On the first day of the celebration there was too much activity. No one slept. It continued through the second night and there was a full moon that turned night into day.  On the third night she was hopeful. Most of the participants were so exhausted from lack of sleep that no one seemed to be paying any attention to her.  The moon was obscured by clouds.  She began walking in the direction of her tent, trying to appear casual.  Suddenly rough hands seized her from behind and she was thrown to the ground. She screamed as a young buck leaped upon her. The squaws chased him away and led Penelope back to the longhouse. Her third suitor and her plan of escape in shambles.

Spring arrived early that year and with it came a different excitement. Scouts from her tribe reported sightings of the Mohawk tribe. Angry mutterings of war filled the air. A scouting party left the tribe and returned about noon the next day dragging Mohawk captives. These captives were tied to stakes and tortured. Everyone in the tribe, men, women and children, joined in this torture... which became more and more terrible. Never did a tortured warrior let out so much as a cry ... not even when he saw some of his own flesh, uncooked, being eaten. Penelope sprang  up in complete horror and fled. No one followed her as all were too caught up in the hideous fun. She ran pall mall through the woods, stumbling, falling, and scrambling to her feet again. She vowed that if she could not find a canoe, then she would just throw herself into the water and swim until she reached land or drowned.

She found the boat ... but couldn't budge it an though she strained until her hands  were bruised and bleeding. It was made from a heavy tree hollowed out ... not a light skin-covered canoe.  The tide was coming in with maddening slowness and after a lifetime it lifted the boat. She scrambled in and started for the little houses on the far shore.

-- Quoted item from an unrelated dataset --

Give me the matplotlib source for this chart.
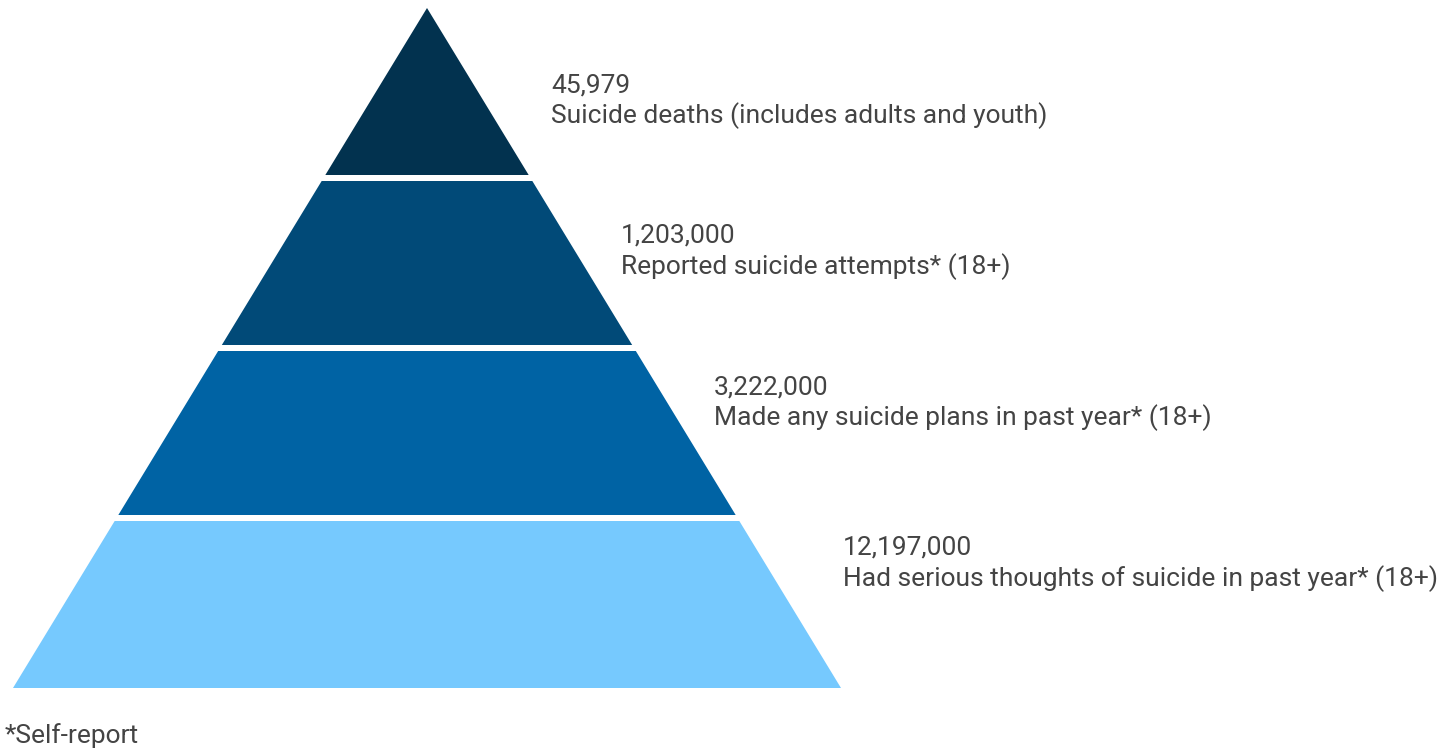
import matplotlib.pyplot as plt
from matplotlib.patches import Polygon

plt.rcParams['font.family'] = ['Roboto', 'DejaVu Sans']

# data, top of the pyramid first
values = ['45,979', '1,203,000', '3,222,000', '12,197,000']
labels = ['Suicide deaths (includes adults and youth)',
          'Reported suicide attempts* (18+)',
          'Made any suicide plans in past year* (18+)',
          'Had serious thoughts of suicide in past year* (18+)']
colors = ['#02324f', '#014a78', '#0063a4', '#76c9fe']
footnote = '*Self-report'

# layout in pixel units
W, H = 1449, 749
apex_x, apex_y = 427, 8
base_y, half_base = 688, 414
gap = 6
text_x = [551, 621, 714, 843]
text_y = [85, 236, 387, 548]
fs = 19

fig = plt.figure(figsize=(W / 100, H / 100), dpi=100)
ax = fig.add_axes([0, 0, 1, 1])
ax.set_xlim(0, W)
ax.set_ylim(H, 0)
ax.axis('off')

def half_w(y):
    return half_base * (y - apex_y) / (base_y - apex_y)

n = len(values)
step = (base_y - apex_y) / n
for i in range(n):
    y0 = apex_y + i * step + (gap / 2 if i > 0 else 0)
    y1 = apex_y + (i + 1) * step - (gap / 2 if i < n - 1 else 0)
    pts = [(apex_x - half_w(y0), y0), (apex_x + half_w(y0), y0),
           (apex_x + half_w(y1), y1), (apex_x - half_w(y1), y1)]
    ax.add_patch(Polygon(pts, closed=True, facecolor=colors[i], edgecolor='none'))
    ax.text(text_x[i], text_y[i], values[i], fontsize=fs, color='#444444', va='center')
    ax.text(text_x[i], text_y[i] + 31, labels[i], fontsize=fs, color='#444444', va='center')

ax.text(5, 736, footnote, fontsize=fs, color='#444444', va='center')

fig.savefig('out.png', dpi=100)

She could see the houses, but it was a longer way than she had imagined. Hours seemed to have passed, dusk came and the houses had grown no larger. As she lifted the heavy paddle front side to side, her left shoulder, its muscles severed by the Indian's knife, gave her such agony that she lost consciousness briefly from time to time.

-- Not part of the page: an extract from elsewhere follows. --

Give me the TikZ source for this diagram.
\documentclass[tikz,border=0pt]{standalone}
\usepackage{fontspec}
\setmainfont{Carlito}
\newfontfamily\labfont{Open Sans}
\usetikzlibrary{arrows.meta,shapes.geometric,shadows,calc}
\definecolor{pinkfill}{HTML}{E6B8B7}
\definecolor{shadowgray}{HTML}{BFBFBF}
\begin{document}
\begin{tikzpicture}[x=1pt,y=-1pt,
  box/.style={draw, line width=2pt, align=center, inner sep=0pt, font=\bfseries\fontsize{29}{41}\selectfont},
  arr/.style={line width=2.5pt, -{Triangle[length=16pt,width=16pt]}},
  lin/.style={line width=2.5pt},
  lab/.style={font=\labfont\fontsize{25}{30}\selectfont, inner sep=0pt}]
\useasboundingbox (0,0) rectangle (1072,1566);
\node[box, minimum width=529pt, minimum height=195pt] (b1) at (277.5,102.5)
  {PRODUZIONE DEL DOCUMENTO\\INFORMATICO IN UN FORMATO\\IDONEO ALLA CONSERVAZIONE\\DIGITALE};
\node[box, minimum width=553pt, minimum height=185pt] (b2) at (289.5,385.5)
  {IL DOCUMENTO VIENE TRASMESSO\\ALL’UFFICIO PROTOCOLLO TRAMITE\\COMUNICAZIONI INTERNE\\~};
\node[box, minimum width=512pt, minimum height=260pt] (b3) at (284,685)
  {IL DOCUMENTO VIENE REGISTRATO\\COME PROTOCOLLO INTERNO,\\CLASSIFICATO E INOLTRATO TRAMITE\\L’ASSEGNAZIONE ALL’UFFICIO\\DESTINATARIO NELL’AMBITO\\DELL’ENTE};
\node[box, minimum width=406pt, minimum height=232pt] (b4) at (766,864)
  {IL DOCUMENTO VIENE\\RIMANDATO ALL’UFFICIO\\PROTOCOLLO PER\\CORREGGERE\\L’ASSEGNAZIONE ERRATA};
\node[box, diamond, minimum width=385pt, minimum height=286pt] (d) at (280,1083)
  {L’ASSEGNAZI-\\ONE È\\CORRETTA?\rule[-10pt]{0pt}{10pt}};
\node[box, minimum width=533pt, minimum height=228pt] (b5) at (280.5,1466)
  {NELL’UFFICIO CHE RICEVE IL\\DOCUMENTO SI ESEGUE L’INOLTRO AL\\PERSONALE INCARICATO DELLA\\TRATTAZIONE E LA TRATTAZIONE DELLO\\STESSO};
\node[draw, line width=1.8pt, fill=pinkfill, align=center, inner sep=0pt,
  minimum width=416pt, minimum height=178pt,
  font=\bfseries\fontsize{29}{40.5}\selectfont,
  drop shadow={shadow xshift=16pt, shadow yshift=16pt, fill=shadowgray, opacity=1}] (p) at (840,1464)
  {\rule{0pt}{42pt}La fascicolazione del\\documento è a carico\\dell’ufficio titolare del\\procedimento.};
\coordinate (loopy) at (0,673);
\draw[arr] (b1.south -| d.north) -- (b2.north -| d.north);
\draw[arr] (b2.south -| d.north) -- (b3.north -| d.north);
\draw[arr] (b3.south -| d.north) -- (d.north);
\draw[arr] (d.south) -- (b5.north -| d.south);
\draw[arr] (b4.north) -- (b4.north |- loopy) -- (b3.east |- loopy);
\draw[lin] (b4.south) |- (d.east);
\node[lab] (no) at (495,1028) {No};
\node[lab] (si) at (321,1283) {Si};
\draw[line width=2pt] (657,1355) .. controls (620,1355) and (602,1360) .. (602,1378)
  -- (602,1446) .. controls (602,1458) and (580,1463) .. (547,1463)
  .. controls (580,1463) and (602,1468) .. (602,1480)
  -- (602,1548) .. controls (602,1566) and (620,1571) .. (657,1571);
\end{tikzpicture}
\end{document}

At last she looked up and could make out lamp-lighted windows drawing nearer!  With the wild energy that comes out of desperation, Penelope started paddling as hard as she could ... succeeding only in turning the canoe over. So weak was she that she sank under immediately. But instinct took over and she struggled to the surface, thrashing about and swallowing water. And the realization came over her ... her feet were touching ground!

She made her way to the houses and was taken into the home of Lady Deborah Moody at Gravesend, New Amsterdam or New York as we know it today.

Penelope was not yet 21 years of age. While this ends the year of her life I wanted to share with you tonight, it is not the end of Penelope's story. When she was 22 she married Richard Stout and they had ten children. She remained friends with Tisquantum and it is recorded how he would drop into her home, sit in her kitchen and talk with her. Once he even came to warn her of a planned massacre of her town which enabled Penelope to warn the others and save the town.

Penelope is well recorded in the New York and New Jersey history books and records. For those of you interested, the best and most thorough history of her life was published in 1970 in a book called Four Women in a Violent Time by Deborah Crawford, Crown Publishers, Inc., 1970

In spite of her early beginning, Penelope lived to be 110 years of age. She saw her offsping multiplied into 502 in about 88 years. She told her story over and over, to her children, her grandchildren, and great grandchildren.

* Not Squanto, obviously, but the chief of the Delaware (a.k.a. “Lenni Lenape”) tribe.


Justin said...

Amazing story, absolutely amazing. I love to read primary sources about real history. Truly that past is a foreign country.

Dexter said...

Don't you know? The supposed sufferings of white racist imperialists simply don't count! This nation is not based on their work and positive achievements, but on their aggressive plundering of peaceful indigenous peoples.